Women of Troy won’t overlook Bruins

The No. 9 USC women’s swimming and diving team looks to regain momentum against rival UCLA on Saturday in its last dual meet of the season.

Since easing past UC Santa Barbara in early January, USC (10-2, 3-2) has been swimming upstream in conference meets, splitting a tough double header against top-5 teams two weeks ago with an upset win at No. 5 California and a loss to No. 4 Stanford the following day. Now the Women of Troy face a competitive UCLA squad (5-3, 2-3) led by school 100-meter and 200-meter breaststroke record holder Brittany Beauchan.

“UCLA is pretty strong in the breaststroke event — they have a girl there that’s one of the top in the country,” USC coach Dave Salo said of Beauchan. “They have some bits and pieces that make them pretty strong, and this dual meet always brings out the best in both teams. You can’t count them out.”

USC will need another strong effort from several top swimmers this weekend before the Pac-10 championships begin Feb. 24.

Sophomore Katinka Hosszu and junior Lyndsay DePaul dominated at the Southern California Swimming Grand Prix at Belmont Plaza last week, finishing 1-2 respectively in the 200-yard fly with times of 1:53.99 and 1:55.45. Freshman Yumi So also swam well, taking fourth with a season-best and NCAA ‘B’ cut 1:58.88.
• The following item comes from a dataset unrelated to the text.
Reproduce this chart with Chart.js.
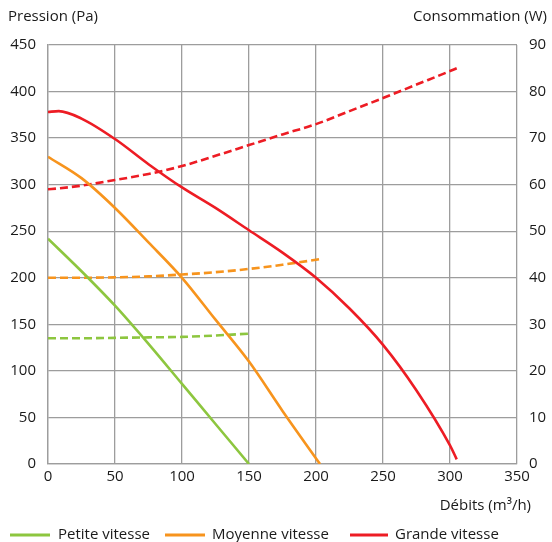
<!DOCTYPE html>
<html>
<head>
<meta charset="utf-8">
<script src="https://cdn.jsdelivr.net/npm/chart.js@4"></script>
<style>
  html, body { margin: 0; padding: 0; background: #fff; }
  #wrap { width: 552px; height: 542px; position: relative; }
</style>
</head>
<body>
<div id="wrap"><canvas id="courbes"></canvas></div>
<script>
// débits (m3/h) et pressions (Pa)
const petiteDebit = [0, 25, 50, 75, 100, 125, 150];
const petitePression = [242, 207, 170, 129, 86, 43, 0];
const petiteConso = [27, 27, 27.1, 27.2, 27.3, 27.6, 28];

const moyenneDebit = [0, 25, 50, 75, 100, 125, 150, 175, 203];
const moyennePression = [330, 307, 275, 238, 200, 155, 110, 57, 0];
const moyenneConso = [40, 40, 40.1, 40.3, 40.7, 41.2, 41.9, 42.8, 44];

const grandeDebit = [0, 8, 25, 50, 75, 100, 125, 150, 175, 200, 225, 250, 275, 300, 305];
const grandePression = [378, 379, 371, 349, 322, 297, 275, 251, 227, 200, 167, 128, 79, 20, 5];
const grandeConso = [59, 59.2, 59.8, 61, 62.3, 64, 66.2, 68.5, 70.8, 73, 75.8, 78.6, 81.5, 84.4, 85];

const vitesses = ['Petite vitesse', 'Moyenne vitesse', 'Grande vitesse'];
const couleurs = ['#8dc63f', '#f7941d', '#ed1c24'];

const debitTicks = [0, 50, 100, 150, 200, 250, 300, 350];
const pressionTicks = [0, 50, 100, 150, 200, 250, 300, 350, 400, 450];
const consoTicks = [0, 10, 20, 30, 40, 50, 60, 70, 80, 90];

const FONT = "'Open Sans', sans-serif";
const TXT = '#1a1a1a';

function pts(xs, ys) {
  return xs.map((x, i) => ({ x: x, y: ys[i] }));
}

function courbe(label, xs, ys, color, axis, dashed) {
  return {
    label: label,
    data: pts(xs, ys),
    yAxisID: axis,
    borderColor: color,
    backgroundColor: color,
    borderWidth: 2.6,
    borderDash: dashed ? [8, 4] : [],
    pointRadius: 0,
    cubicInterpolationMode: 'monotone',
    fill: false
  };
}

// textes des axes + légende en bas
const decor = {
  id: 'decor',
  afterDraw(chart) {
    const c = chart.ctx;
    c.save();
    c.fillStyle = TXT;
    c.font = '15px ' + FONT;
    c.textBaseline = 'middle';
    c.textAlign = 'left';
    c.fillText('Pression (Pa)', 8, 17);
    c.textAlign = 'right';
    c.fillText('Consommation (W)', 547, 17);
    c.fillText('Débits (m³/h)', 531, 506);

    const legende = [
      { x0: 10, x1: 50, tx: 58 },
      { x0: 165, x1: 205, tx: 212 },
      { x0: 350, x1: 388, tx: 395 }
    ];
    c.textAlign = 'left';
    legende.forEach((l, i) => {
      c.strokeStyle = couleurs[i];
      c.lineWidth = 3;
      c.beginPath();
      c.moveTo(l.x0, 535);
      c.lineTo(l.x1, 535);
      c.stroke();
      c.fillText(vitesses[i], l.tx, 535);
    });
    c.restore();
  }
};

const ctx = document.getElementById('courbes').getContext('2d');

new Chart(ctx, {
  type: 'line',
  data: {
    datasets: [
      courbe(vitesses[0], petiteDebit, petitePression, couleurs[0], 'y', false),
      courbe(vitesses[1], moyenneDebit, moyennePression, couleurs[1], 'y', false),
      courbe(vitesses[2], grandeDebit, grandePression, couleurs[2], 'y', false),
      courbe(vitesses[0] + ' (W)', petiteDebit, petiteConso, couleurs[0], 'y2', true),
      courbe(vitesses[1] + ' (W)', moyenneDebit, moyenneConso, couleurs[1], 'y2', true),
      courbe(vitesses[2] + ' (W)', grandeDebit, grandeConso, couleurs[2], 'y2', true)
    ]
  },
  options: {
    responsive: true,
    maintainAspectRatio: false,
    animation: false,
    layout: { padding: { top: 45, bottom: 0, left: 0, right: 0 } },
    plugins: {
      legend: { display: false },
      tooltip: { enabled: false }
    },
    scales: {
      x: {
        type: 'linear',
        min: 0,
        max: 350,
        afterBuildTicks: (axis) => { axis.ticks = debitTicks.map(v => ({ value: v })); },
        afterFit: (axis) => { axis.height = 78; },
        grid: { color: '#9d9d9d', lineWidth: 1.3, drawTicks: false },
        border: { color: '#9d9d9d', width: 1.3 },
        ticks: { color: TXT, font: { family: FONT, size: 15 }, padding: 4, maxRotation: 0 }
      },
      y: {
        position: 'left',
        min: 0,
        max: 450,
        afterBuildTicks: (axis) => { axis.ticks = pressionTicks.map(v => ({ value: v })); },
        afterFit: (axis) => { axis.width = 48; },
        grid: { color: '#9d9d9d', lineWidth: 1.3, drawTicks: false },
        border: { color: '#9d9d9d', width: 1.3 },
        ticks: { color: TXT, font: { family: FONT, size: 15 }, padding: 12 }
      },
      y2: {
        position: 'right',
        min: 0,
        max: 90,
        afterBuildTicks: (axis) => { axis.ticks = consoTicks.map(v => ({ value: v })); },
        afterFit: (axis) => { axis.width = 35; },
        grid: { display: false, drawTicks: false },
        border: { display: false },
        ticks: { color: TXT, font: { family: FONT, size: 15 }, padding: 12 }
      }
    }
  },
  plugins: [decor]
});
</script>
</body>
</html>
Junior Presley Bard, an Indiana transfer who became eligible earlier this month, continued to impress, taking fifth in both the 100-yard free (49.44) and the 200-yard back (1:56.75), while freshman diver Ariel Rittenhouse won the 3-meter springboard at the UCLA Diving Invite in Westwood with 342.40 points.

With so many standout individuals, the challenge for USC might be focusing on team goals this Saturday and in the postseason.

“We should do pretty well at the NCAA Championships if they stay together,” Salo said. “If they start branching off as individuals, I think we suffer the consequences of that. They need to rely on each other.”

The good news for the Women of Troy is that, for the first time in nearly a month, they face a team not ranked in the top 5 in the nation. The unranked Bruins swam like anchors in their past two dual meets, losing to Stanford and Cal by a combined 82 points, and have yet to beat a ranked opponent.

Then again, this is rivalry week, and, as Salo knows, that can change everything.

“When we go to the UCLA meet, everyone steps up their game,” Salo said. “It’s no different than the basketball team or the football team. It’s UCLA. We want to crush the Bruins. It makes for a real exciting meet.”